13-7-79 I recorded the following---- Thank you, Lord, for the gift of faith. Thank you for asking me to believe in You, to have confidence and trust in You, to depend on You, to make you the center of my life.—For assuring me that it is by trusting and believing in You that we are saved, not by good deeds that we do. Jesus, I seem to have to do an awful lot of reading before I can retain only a little. It all seems to sift through my mind and I’m usually left with a very simple, uncomplicated message like: “By trusting in You we are saved”. I think it would be good if I had a more retentive memory. Could I ask You, Jesus, that you help me to remember all the wonderful things that You reveal to me?
“ I want you to tell the people My word, I want the people to trust me. I have given My son, Jesus, to be your brother. I want you to tell the people that one of the great sins of the world is not believing in Me. To not believe in Me is to commit evil. This is the great sin of the world, and other sins come from this. Teach them to believe. I will give the gifts to do this, but they must believe to be saved. By believing in My son Jesus they will be saved. This lack of complete belief is causing blockages in My body. When there is a body without blockages then you will see and feel My power and peace, and when you are bound together you, will be raised up as a shining beacon for the rest of the world to see. If they will not believe then find some who will and attach yourself to them and I will bless you all.”
I then had this confirmation from scripture.
Romans 10-14:17. “But they will not ask his help unless they believe in him, and they will not believe in him unless they have of him, and they will not hear of him unless they get a preacher, and they will never have a preacher unless one is sent, but as scripture says; The footsteps of those who bring good news is a welcome sound.” Not everyone, of course, listens to the Good News.
Was the Lord moving me on? And if so, how was I to respond?
At this time in the Renewal the conference trend was in full swing. Many thousands were turning up to hear overseas speakers. There was a flood of charismatic books on the market. It was all new and exciting; peoples’ lives were being touched by God, healing took place. Many were joining prayer groups, and many were leaving.
I remember having a meeting with Cardinal Gilroy where we were discussing a big conference that was being planned for Sydney, when he said, “What are you going to do when you have had your biggest conference? What comes next?”
It appeared that there was a ‘following’ of conferences; people were going from one conference to the next. I am not wanting to downplay the value of conferences but somehow there seemed to be a danger of their becoming a kind of spiritual entertainment, which of course is wonderful. But I believed that the Renewal was more than conferences, more than a healing ministry.
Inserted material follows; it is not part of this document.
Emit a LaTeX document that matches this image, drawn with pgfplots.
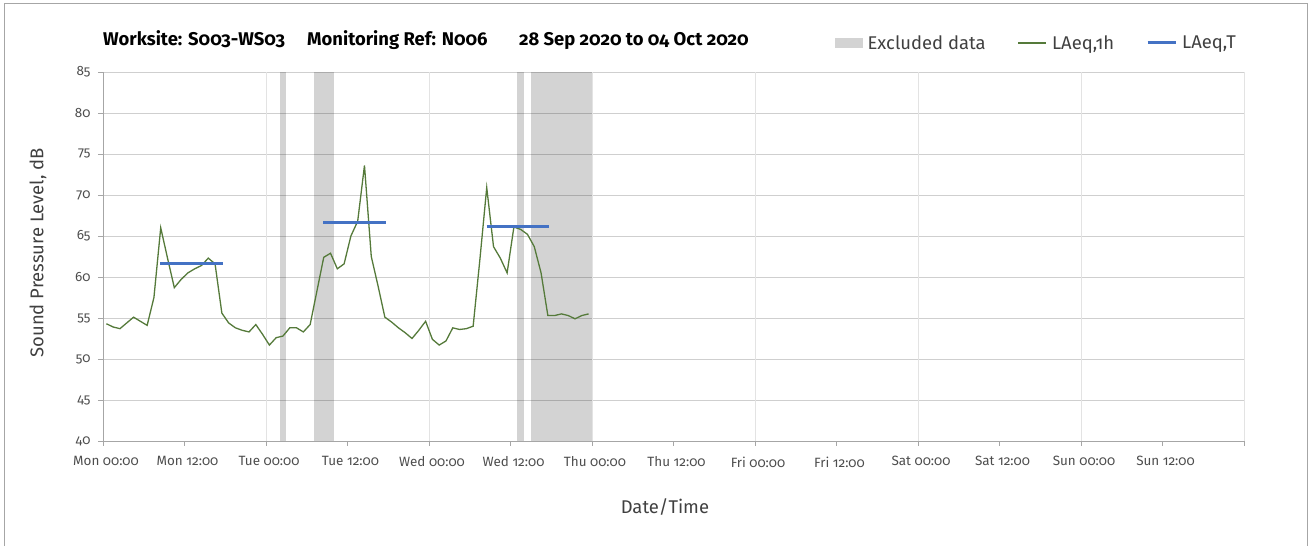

The second Vatican Council spoke about the needs of the Church; it presented a vision for growth that would bring about changes in the Church to enable it to serve the people, God’s people. Yes, the mighty Catholic Church was changing to meet the needs of the world. This change was slow for some and too quick for others. Something as big as the Church takes time to change. A big ocean liner takes a lot longer to stop or change direction than a small boat.
As I have previously mentioned the, CCR came out of 2nd Vatican Council; its purpose I believe was to be a Renewal movement in the Church. The Lord made available the power of the gifts of the Holy Spirit to bring this about; these gifts were to be used for the building up of the body, the building of the church. It was meant to be bigger than the establishment of another group but more as a newness of the spirit to help bring about evangelization---to be something of a new flavour to herald the coming of the new springtime in the Church.
In those days I saw the church as missionary. We, the laity, were being asked by God to do something other than take up the collection or sing in the choir. I, and a lot of others, got fired up. I was looking for my sword and white horse to go charging against the enemy. We wanted to be used.
Surely God was doing a mighty work, He was, I believe, wanting to build something, He had a plan. Could we, as the CCR, move with this vision?